According to a spokesperson, "Delfont Mackintosh Theatres continues with its extensive programme of refurbishment of the fabric of its theatres – committed expenditure to date tops £125 million – including the ongoing spectacular reinvention of the Victoria Palace for the opening of the musical Hamilton." 

So as well as preserving the past and ensuring its future, Mackintosh's plans are now keeping pace with changing demands on theatre makers, too. 

Another leading London theatre producer Sonia Friedman recently commented to The Stage, "We’ve got a generation of theatre directors, designers and writers coming up and wanting to work in different types of spaces. I happen to work in the West End and they are of a particular type of space – beautiful, wonderful, but they are proscenium-arch spaces. I think the next phase of my career is to try to find different ways of using our spaces but also use other spaces. Something that the Society of London Theatre and the West End community need to do is think about other spaces so the work can diversify. I think we are missing a whole body of work for the West End because we don’t have the spaces.

Nick Hytner and Nick Starr - former artistic director and executive director of London's National Theatre have also sought to address this with their post-NT partnership on creating the brand-new Bridge Theatre beside Tower Bridge. As Hytner commented in an interview, "The restriction of West End houses means you are always going to have to bend to the discipline that [architect] Frank Matcham imposes on you. Those theatres are great, they’re wonderful. Some are masterpieces, but right from the beginning we wanted more flexibility.

The first production there Young Marx played in a conventional end-on thrust arrangement, like a West End house but only with some members of the audience wrapped around in gallery seating on the sides of each circle. The current showing of Julius Caesar offers an in-the-round promenade space, with some audience members sharing the space with the actors on the ground floor, with other seated members in the circles around it. 
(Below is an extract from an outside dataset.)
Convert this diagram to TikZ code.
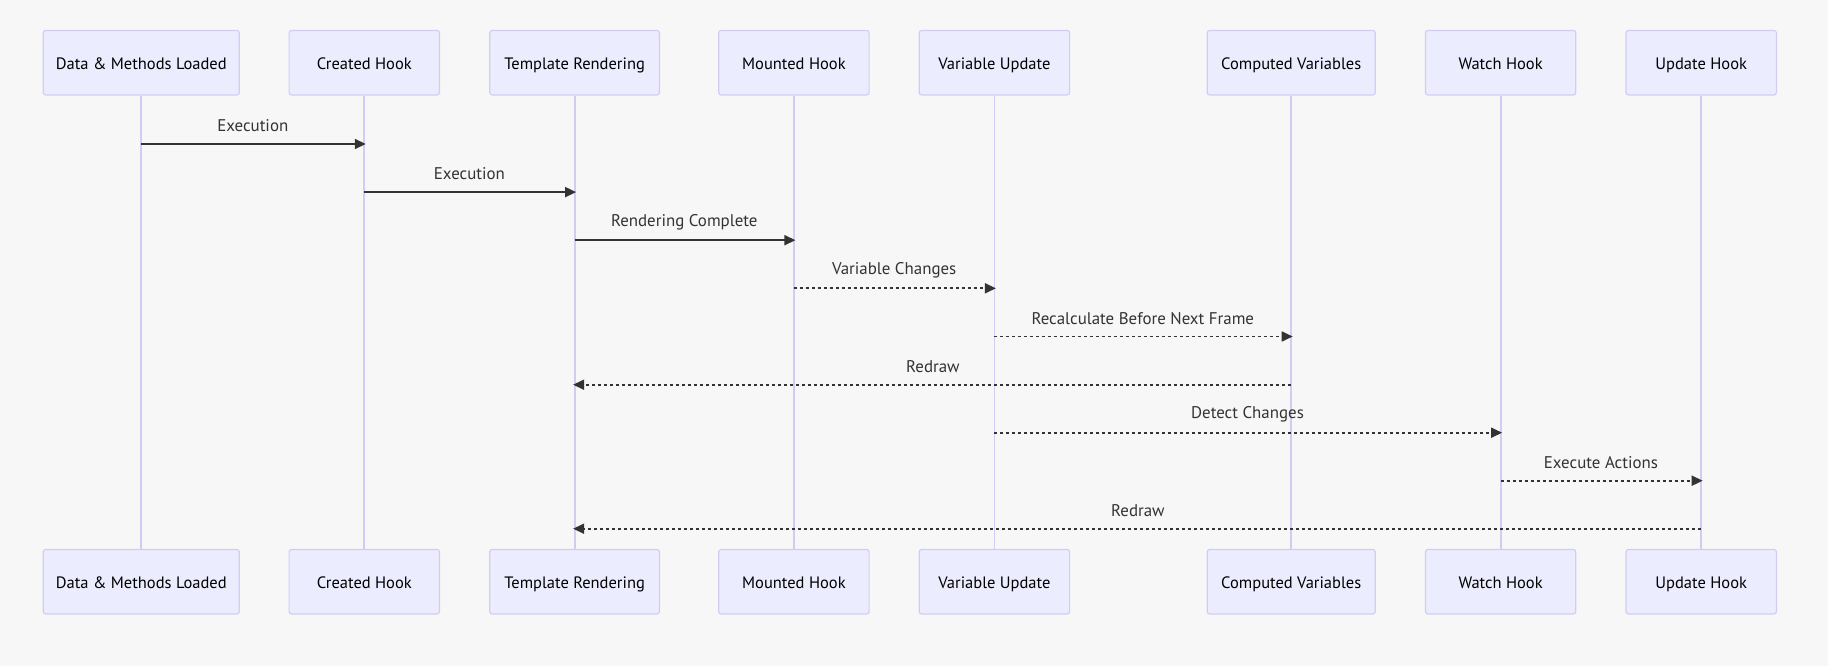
\documentclass[tikz,border=0pt]{standalone}
\usepackage{fontspec}
\setmainfont{PT Sans}
\usetikzlibrary{arrows.meta}
\definecolor{bg}{HTML}{F7F7F7}
\definecolor{actfill}{HTML}{ECECFF}
\definecolor{actdraw}{HTML}{D4CBF5}
\definecolor{life}{HTML}{D4CBF5}
\definecolor{msgc}{HTML}{333333}
\begin{document}
\begin{tikzpicture}[x=1pt,y=-1pt,
  actor/.style={draw=actdraw, fill=actfill, line width=1.2pt, rounded corners=2.5pt,
    minimum height=64.5pt, inner sep=0pt, text height=16.4pt, text depth=3.6pt,
    font=\fontsize{16.5}{19}\selectfont, text=black},
  lifeline/.style={draw=life, line width=1.8pt},
  msgline/.style={draw=msgc, line width=1.7pt, shorten >=-1.5pt,
    -{Triangle[length=11pt,width=10pt]}},
  replyline/.style={msgline, dash pattern=on 3pt off 3pt},
  lbl/.style={font=\fontsize{16.9}{19}\selectfont, text=msgc, yshift=18pt}]
\fill[bg] (0,0) rectangle (1828,666);
\useasboundingbox (0,0) rectangle (1828,666);
% top actors
\node[actor, minimum width=196pt]   (a1) at (141.3,62.7) {Data \& Methods Loaded};
\node[actor, minimum width=150.4pt] (a2) at (364.3,62.7) {Created Hook};
\node[actor, minimum width=169.6pt] (a3) at (574.6,62.7) {Template Rendering};
\node[actor, minimum width=150.4pt] (a4) at (793.9,62.7) {Mounted Hook};
\node[actor, minimum width=150.4pt] (a5) at (994.4,62.7) {Variable Update};
\node[actor, minimum width=168pt]   (a6) at (1291.2,62.7) {Computed Variables};
\node[actor, minimum width=150.4pt] (a7) at (1500.6,62.7) {Watch Hook};
\node[actor, minimum width=150.4pt] (a8) at (1701.2,62.7) {Update Hook};
% bottom actors
\node[actor, minimum width=196pt]   (b1) at (141.3,581.7) {Data \& Methods Loaded};
\node[actor, minimum width=150.4pt] (b2) at (364.3,581.7) {Created Hook};
\node[actor, minimum width=169.6pt] (b3) at (574.6,581.7) {Template Rendering};
\node[actor, minimum width=150.4pt] (b4) at (793.9,581.7) {Mounted Hook};
\node[actor, minimum width=150.4pt] (b5) at (994.4,581.7) {Variable Update};
\node[actor, minimum width=168pt]   (b6) at (1291.2,581.7) {Computed Variables};
\node[actor, minimum width=150.4pt] (b7) at (1500.6,581.7) {Watch Hook};
\node[actor, minimum width=150.4pt] (b8) at (1701.2,581.7) {Update Hook};
% lifelines
\foreach \i in {1,...,8}{\draw[lifeline] (a\i.south) -- (b\i.north);}
% message rows
\coordinate (r1) at (0,144);
\coordinate (r2) at (0,192.1);
\coordinate (r3) at (0,240.2);
\coordinate (r4) at (0,288.3);
\coordinate (r5) at (0,336.5);
\coordinate (r6) at (0,384.7);
\coordinate (r7) at (0,432.7);
\coordinate (r8) at (0,480.7);
\coordinate (r9) at (0,528.7);
% messages
\draw[msgline] (a1 |- r1) -- (a2 |- r1) node[midway, lbl] {Execution};
\draw[msgline] (a2 |- r2) -- (a3 |- r2) node[midway, lbl] {Execution};
\draw[msgline] (a3 |- r3) -- (a4 |- r3) node[midway, lbl] {Rendering Complete};
\draw[replyline] (a4 |- r4) -- (a5 |- r4) node[midway, lbl] {Variable Changes};
\draw[replyline] (a5 |- r5) -- (a6 |- r5) node[midway, lbl] {Recalculate Before Next Frame};
\draw[replyline] (a6 |- r6) -- (a3 |- r6) node[midway, lbl] {Redraw};
\draw[replyline] (a5 |- r7) -- (a7 |- r7) node[midway, lbl] {Detect Changes};
\draw[replyline] (a7 |- r8) -- (a8 |- r8) node[midway, lbl] {Execute Actions};
\draw[replyline] (a8 |- r9) -- (a3 |- r9) node[midway, lbl] {Redraw};
\end{tikzpicture}
\end{document}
It has not shifted the theatrical axis away from the West End, too: as Hytner also said, "It’s bewildering that theatre has remained so umbilically attached to one little corner of London. We’re not saying the West End will be superseded, but it must be time to look elsewhere."  
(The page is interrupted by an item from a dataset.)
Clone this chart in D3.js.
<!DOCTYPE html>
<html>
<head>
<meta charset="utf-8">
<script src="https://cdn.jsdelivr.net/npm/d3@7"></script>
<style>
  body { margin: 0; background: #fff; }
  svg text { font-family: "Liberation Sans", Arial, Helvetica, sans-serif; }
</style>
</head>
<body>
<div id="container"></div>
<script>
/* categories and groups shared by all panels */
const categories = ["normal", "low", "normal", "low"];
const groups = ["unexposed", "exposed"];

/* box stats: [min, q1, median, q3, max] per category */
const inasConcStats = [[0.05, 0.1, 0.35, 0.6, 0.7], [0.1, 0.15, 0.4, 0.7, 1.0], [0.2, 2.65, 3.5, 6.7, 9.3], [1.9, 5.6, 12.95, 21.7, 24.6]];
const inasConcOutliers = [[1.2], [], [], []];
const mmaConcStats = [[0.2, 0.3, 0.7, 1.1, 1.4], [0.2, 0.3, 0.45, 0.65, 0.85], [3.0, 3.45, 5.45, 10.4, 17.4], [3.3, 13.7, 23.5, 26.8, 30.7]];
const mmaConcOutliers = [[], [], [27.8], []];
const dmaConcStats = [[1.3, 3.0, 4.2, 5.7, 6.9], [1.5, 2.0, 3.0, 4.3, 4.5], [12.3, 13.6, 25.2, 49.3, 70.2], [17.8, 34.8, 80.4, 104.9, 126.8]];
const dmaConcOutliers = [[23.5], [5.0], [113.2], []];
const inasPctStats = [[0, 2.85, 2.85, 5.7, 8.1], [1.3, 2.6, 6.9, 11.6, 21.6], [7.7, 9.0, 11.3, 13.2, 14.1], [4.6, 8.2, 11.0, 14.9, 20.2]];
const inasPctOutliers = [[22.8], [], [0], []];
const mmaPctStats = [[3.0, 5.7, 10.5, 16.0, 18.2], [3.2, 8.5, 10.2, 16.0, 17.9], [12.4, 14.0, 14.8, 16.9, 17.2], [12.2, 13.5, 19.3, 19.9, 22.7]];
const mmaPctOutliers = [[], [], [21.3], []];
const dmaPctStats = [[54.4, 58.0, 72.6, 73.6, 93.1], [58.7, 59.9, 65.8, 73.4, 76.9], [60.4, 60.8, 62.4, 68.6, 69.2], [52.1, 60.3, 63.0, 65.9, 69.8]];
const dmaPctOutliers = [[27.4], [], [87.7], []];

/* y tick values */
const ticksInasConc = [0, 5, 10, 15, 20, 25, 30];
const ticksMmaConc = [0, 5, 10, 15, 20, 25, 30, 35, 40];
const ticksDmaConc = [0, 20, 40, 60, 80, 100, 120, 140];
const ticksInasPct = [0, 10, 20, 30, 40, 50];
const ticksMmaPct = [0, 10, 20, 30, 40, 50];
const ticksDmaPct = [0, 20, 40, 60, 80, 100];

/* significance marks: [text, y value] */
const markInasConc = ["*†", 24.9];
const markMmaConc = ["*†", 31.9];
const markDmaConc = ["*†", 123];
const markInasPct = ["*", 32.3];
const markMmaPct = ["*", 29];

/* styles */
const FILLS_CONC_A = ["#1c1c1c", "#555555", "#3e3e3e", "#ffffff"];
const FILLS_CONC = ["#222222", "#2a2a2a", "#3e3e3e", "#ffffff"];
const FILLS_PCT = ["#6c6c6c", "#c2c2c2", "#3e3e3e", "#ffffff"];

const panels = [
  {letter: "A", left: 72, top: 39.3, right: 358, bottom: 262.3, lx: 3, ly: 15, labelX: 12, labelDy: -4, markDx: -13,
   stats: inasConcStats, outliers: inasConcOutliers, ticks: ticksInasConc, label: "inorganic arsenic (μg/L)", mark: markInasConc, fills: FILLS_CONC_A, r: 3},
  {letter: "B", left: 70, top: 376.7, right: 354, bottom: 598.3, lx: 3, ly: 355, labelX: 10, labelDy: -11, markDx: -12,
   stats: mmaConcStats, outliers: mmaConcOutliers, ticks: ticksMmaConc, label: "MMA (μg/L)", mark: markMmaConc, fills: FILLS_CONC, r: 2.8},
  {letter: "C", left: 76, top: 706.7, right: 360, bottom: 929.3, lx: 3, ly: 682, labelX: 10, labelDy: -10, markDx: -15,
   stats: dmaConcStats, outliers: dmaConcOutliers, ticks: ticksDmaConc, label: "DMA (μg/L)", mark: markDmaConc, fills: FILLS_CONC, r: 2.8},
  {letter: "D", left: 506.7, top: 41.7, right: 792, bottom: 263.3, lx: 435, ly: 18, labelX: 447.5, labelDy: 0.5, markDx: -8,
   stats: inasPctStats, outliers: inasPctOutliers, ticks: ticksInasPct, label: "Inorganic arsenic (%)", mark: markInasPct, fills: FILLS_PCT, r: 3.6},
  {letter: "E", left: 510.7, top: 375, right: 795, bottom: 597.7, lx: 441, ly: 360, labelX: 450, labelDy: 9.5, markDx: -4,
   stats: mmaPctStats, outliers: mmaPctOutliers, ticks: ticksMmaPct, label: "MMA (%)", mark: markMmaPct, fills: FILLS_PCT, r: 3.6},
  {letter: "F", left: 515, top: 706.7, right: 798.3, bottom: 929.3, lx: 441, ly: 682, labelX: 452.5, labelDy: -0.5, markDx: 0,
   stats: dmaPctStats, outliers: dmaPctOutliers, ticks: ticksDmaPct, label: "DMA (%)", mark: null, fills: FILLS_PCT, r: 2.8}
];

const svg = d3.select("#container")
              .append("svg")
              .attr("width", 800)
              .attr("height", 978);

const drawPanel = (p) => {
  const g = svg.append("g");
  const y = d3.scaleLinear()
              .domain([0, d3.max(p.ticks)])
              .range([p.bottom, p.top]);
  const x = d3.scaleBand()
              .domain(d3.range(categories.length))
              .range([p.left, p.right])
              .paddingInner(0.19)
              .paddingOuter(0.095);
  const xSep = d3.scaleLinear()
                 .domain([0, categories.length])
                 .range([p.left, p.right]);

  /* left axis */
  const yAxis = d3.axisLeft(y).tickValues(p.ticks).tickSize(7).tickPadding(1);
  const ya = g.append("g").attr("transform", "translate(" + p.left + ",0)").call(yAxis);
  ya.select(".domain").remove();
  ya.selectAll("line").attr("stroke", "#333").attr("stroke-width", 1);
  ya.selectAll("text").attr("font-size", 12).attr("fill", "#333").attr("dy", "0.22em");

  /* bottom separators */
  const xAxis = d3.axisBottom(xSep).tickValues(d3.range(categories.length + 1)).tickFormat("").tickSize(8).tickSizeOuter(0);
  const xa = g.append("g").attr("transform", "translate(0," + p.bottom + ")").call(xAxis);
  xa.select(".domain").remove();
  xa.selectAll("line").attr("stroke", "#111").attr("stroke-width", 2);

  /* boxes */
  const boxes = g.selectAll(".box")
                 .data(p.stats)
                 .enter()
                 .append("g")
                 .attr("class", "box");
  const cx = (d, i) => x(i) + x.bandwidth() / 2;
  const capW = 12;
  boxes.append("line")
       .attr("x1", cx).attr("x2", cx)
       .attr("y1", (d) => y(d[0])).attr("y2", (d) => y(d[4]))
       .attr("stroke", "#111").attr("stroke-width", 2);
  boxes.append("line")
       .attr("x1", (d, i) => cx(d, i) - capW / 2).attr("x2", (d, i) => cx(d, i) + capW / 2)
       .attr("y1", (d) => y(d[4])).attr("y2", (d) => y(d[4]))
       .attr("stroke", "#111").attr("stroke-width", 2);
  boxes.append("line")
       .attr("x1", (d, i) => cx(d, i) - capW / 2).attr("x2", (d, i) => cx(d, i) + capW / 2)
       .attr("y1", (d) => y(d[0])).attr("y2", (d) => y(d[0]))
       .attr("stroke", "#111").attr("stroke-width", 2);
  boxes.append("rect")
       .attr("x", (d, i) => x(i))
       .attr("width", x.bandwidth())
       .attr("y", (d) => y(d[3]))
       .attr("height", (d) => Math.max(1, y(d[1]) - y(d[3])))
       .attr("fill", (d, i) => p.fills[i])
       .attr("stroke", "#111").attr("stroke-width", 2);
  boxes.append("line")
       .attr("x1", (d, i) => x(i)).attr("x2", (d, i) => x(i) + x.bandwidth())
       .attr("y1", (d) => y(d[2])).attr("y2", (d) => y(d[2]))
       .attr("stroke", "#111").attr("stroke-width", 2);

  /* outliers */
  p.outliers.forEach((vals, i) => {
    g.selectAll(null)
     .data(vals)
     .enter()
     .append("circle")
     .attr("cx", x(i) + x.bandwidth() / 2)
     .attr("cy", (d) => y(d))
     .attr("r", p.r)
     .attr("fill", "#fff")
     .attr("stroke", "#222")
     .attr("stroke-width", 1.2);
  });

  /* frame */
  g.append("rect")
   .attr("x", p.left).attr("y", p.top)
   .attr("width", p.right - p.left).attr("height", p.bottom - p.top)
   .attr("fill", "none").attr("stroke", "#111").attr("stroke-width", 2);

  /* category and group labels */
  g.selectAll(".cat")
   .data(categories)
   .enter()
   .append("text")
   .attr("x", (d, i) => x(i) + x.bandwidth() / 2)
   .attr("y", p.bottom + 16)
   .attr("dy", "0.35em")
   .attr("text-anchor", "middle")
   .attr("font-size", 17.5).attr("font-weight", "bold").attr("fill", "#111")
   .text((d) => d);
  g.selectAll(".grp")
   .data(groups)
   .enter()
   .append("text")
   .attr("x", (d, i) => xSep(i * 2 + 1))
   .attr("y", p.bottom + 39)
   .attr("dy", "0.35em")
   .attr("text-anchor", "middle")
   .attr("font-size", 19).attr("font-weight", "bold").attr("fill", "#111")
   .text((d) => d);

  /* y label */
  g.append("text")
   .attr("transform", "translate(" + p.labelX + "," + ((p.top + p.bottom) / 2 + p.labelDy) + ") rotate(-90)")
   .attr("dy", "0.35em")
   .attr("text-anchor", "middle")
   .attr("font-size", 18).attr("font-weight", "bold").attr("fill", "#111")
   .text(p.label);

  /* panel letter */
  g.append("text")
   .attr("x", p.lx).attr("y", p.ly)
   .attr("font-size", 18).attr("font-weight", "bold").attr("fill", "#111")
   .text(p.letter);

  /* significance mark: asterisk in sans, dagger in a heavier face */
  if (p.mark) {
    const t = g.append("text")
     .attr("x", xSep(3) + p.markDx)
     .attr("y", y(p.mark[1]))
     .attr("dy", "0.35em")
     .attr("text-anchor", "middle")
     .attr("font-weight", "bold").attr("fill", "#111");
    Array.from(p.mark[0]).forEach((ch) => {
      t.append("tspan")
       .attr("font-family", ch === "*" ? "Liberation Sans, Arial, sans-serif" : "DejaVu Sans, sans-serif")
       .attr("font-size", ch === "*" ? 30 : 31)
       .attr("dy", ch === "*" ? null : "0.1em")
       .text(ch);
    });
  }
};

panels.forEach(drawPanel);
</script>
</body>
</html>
That idea of looking elsewhere is one that was radically embraced nearly three years ago when a pop-up tent theatre was created at King's Cross that became a bespoke traverse home for The Railway Children that was later joined by an immersive production of Lin-Manuel Miranda's In the Heights; before a second space was added for the Donmar all-female Shakespeare trilogy and then a third space for the UK premiere of David Bowie's Lazarus.  

Each space was configured specially for the staging demands of each show (in the case of The Railway Children that included running a railway track down the middle of the theatre, on which a full-size train was shunted). 

There are now plans to reactivate this scheme on a new site, possibly at White City. Producer Tristan Baker, who co-ran the King's Cross initiative, commented at the time, "We have a great team and all the infrastructure and knowledge, for us, it’s not the building of the site, it’s the space. Give us a space and we will build you a theatre. That’s the bit we can do.

I, for one, can't wait for its return.